When I went to Biola, there were no school sanctioned dances. This, of course, did not mean that students didn't dance at parties and the what-have-yous, but these things often slid into overtly sexual motifs; the kind of which I didn't find particularly alluring. So, to calm the tide of youngins' desire to shake their hips, Biola did, once a year, have a school-sanctioned lip-synch competition thing called Mock Rock. It perplexed me so. Somehow, all these girls which I never really looked at with a sexual lens, suddenly were dressing up, dancing, and transmorphing into these creatures that suddenly seemed horrifically appealing. Whilst attending these events I found myself exiting those competitions with much internal angst as to how all these common girls suddenly became irresistible bombshells. Those were hard nights. Tough to endure.

Much in the same manner, I've fallen in love with the lead singer from this music video. How she can manage to look weak, strong, frightened, boastful, nervous, beautiful, ugly, awkward and rhythmic all within the course of a four minute song is incredible to me. Most likely, if I passed her in a park I'd think nothing of it, but man alive, in this here video, I just don't know what to do with myself. Sigh...

Midway through the song she begins to cry. Why? I don't know. She pushes her microphone around in a manner that appears to be symbolic, as if she is performing some sort of painful ritual. I don't know the meaning behind any of it -- but I do understand the repeating mantra of the song, "Wait!" 
When evildoers came upon me to devour my flesh... 
Wait for the Lord;
Be strong and let your heart
take courage;
Yes, wait for the Lord.
Psalm 27:2, 14
I'm using 'love' here with excessive liberality when I say I've fallen in love with this singer gal -- but the word helps illuminate an answer to a question. What good does personal, sensual affection have? Why did God say it was not good for man to be alone? 

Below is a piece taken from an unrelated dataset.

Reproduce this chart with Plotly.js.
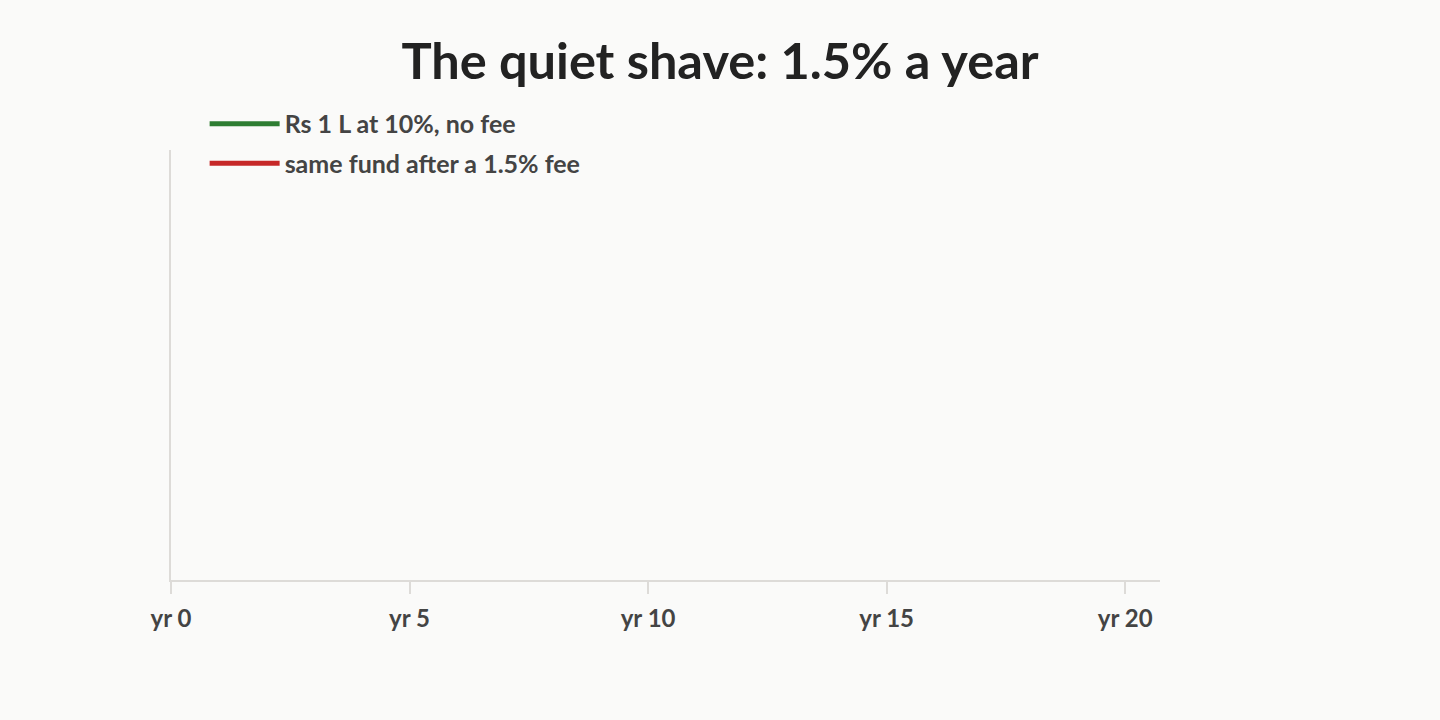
<!DOCTYPE html>
<html>
<head>
<meta charset="utf-8">
<script src="https://cdn.plot.ly/plotly-3.0.1.min.js"></script>
<style>
	html, body { margin: 0; padding: 0; background: #fafaf9; }
	#chart { width: 1440px; height: 720px; }
</style>
</head>
<body>
<div id="chart"></div>
<script>
// years on the axis and their labels
const tickYears = [0, 5, 10, 15, 20];
const tickLabels = ['yr 0', 'yr 5', 'yr 10', 'yr 15', 'yr 20'];

// series names; no line shows in the picture, so every value is a gap
const seriesNames = ['Rs 1 L at 10%, no fee', 'same fund after a 1.5% fee'];
const years = [0, 5, 10, 15, 20];
const noFeeValues = [null, null, null, null, null];
const withFeeValues = [null, null, null, null, null];

const font = { family: 'Lato, sans-serif', color: '#444' };

const traces = [
	{
		name: seriesNames[0],
		legendgroup: 'nofee',
		x: years,
		y: noFeeValues,
		mode: 'lines',
		line: { color: '#2e7d32', width: 5 }
	},
	{
		name: seriesNames[1],
		legendgroup: 'fee',
		x: years,
		y: withFeeValues,
		mode: 'lines',
		line: { color: '#c62828', width: 5 }
	}
];

const layout = {
	width: 1440,
	height: 720,
	paper_bgcolor: '#fafaf9',
	plot_bgcolor: '#fafaf9',
	margin: { l: 171, r: 280, t: 150, b: 140 },
	font,
	title: {
		text: '<b>The quiet shave: 1.5% a year</b>',
		font: { family: 'Lato, sans-serif', size: 50.5, color: '#222' },
		x: 0.5,
		xanchor: 'center',
		y: 0.915,
		yanchor: 'middle'
	},
	showlegend: true,
	legend: {
		x: 0.034,
		y: 1.114,
		xanchor: 'left',
		yanchor: 'top',
		bgcolor: 'rgba(0,0,0,0)',
		itemwidth: 70,
		traceorder: 'grouped',
		tracegroupgap: 4,
		font: { family: 'Lato, sans-serif', size: 25, color: '#444', weight: 'bold' }
	},
	xaxis: {
		range: [0, 20.73],
		tickvals: tickYears,
		ticktext: tickLabels,
		ticks: 'outside',
		ticklen: 12,
		tickwidth: 2,
		tickcolor: '#dddbd8',
		ticklabelstandoff: 4,
		showline: true,
		linecolor: '#dddbd8',
		linewidth: 2,
		showgrid: false,
		zeroline: false,
		tickfont: { family: 'Lato, sans-serif', size: 24, color: '#444', weight: 'bold' }
	},
	yaxis: {
		range: [0, 7],
		showline: true,
		linecolor: '#dddbd8',
		linewidth: 2,
		showgrid: false,
		zeroline: false,
		showticklabels: false,
		ticks: ''
	}
};

Plotly.newPlot('chart', traces, layout, { displayModeBar: false, staticPlot: true });
</script>
</body>
</html>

Even this fake little 'love', wholly selfish (in that I am merely receiving), still has a value, and can be used as something of a litmus test. This welling of emotion, it causes me to welcome the world -- to feel that is worthy of much investment. To feel affection for another, as long as it stays clear of sheer lust, helps embiggen our view of the world. 

To desire to know why she cried, I took interest in all the details. Every little movement became important. Every gesture became a symposium of mystery for me: it all had to have significance. I recall this emotion on an exponentially greater scale in my memory of past relationships. A commonplace fidget by the girlfriend suddenly evolved into this world that I had to uncover. Why did she fidget? 'Gadzooks! We must get to the bottom of this!' Indeed, I would think these thoughts. What occurred was the elevation of the normal in the one whom I cared for. The mundane became the supernatural.

I'll explain further:


When did he cry?
It wasn't when he first heard that his friend Lazarus died.
No. It was later.
When Jesus therefore saw her weeping, and the Jews who came with her also weeping, He was deeply moved in spirit and was troubled, and said, "Where have you laid him?" They said to Him, "Lord, come and see." Jesus wept. John 11:33-35
He wept not merely because of Lazarus' death, but because he saw the pain of many. 

And that is why emotion matters. 
This is why our lives matter -- because our God cares about how we feel. Every moment, every sensation, in every detail our God is the Lover of our souls. And so our lives matter because that Lover will never die, never leave us, never forsake us, and never let me go.

1 comment:

  1. It is quite fun to re-read these... about 3 months later. :)

    "get to love each other"- the 1 in 50? :)

    Also, what a wonderful quote by Sufjan. I have had similar (though less eloquently stated) thoughts about that world of music.

    mmmmm.... and the struggle comes in in Exhibit D. I want to be in that world... the love-filled one... not (only?) the introspective, musician-y one.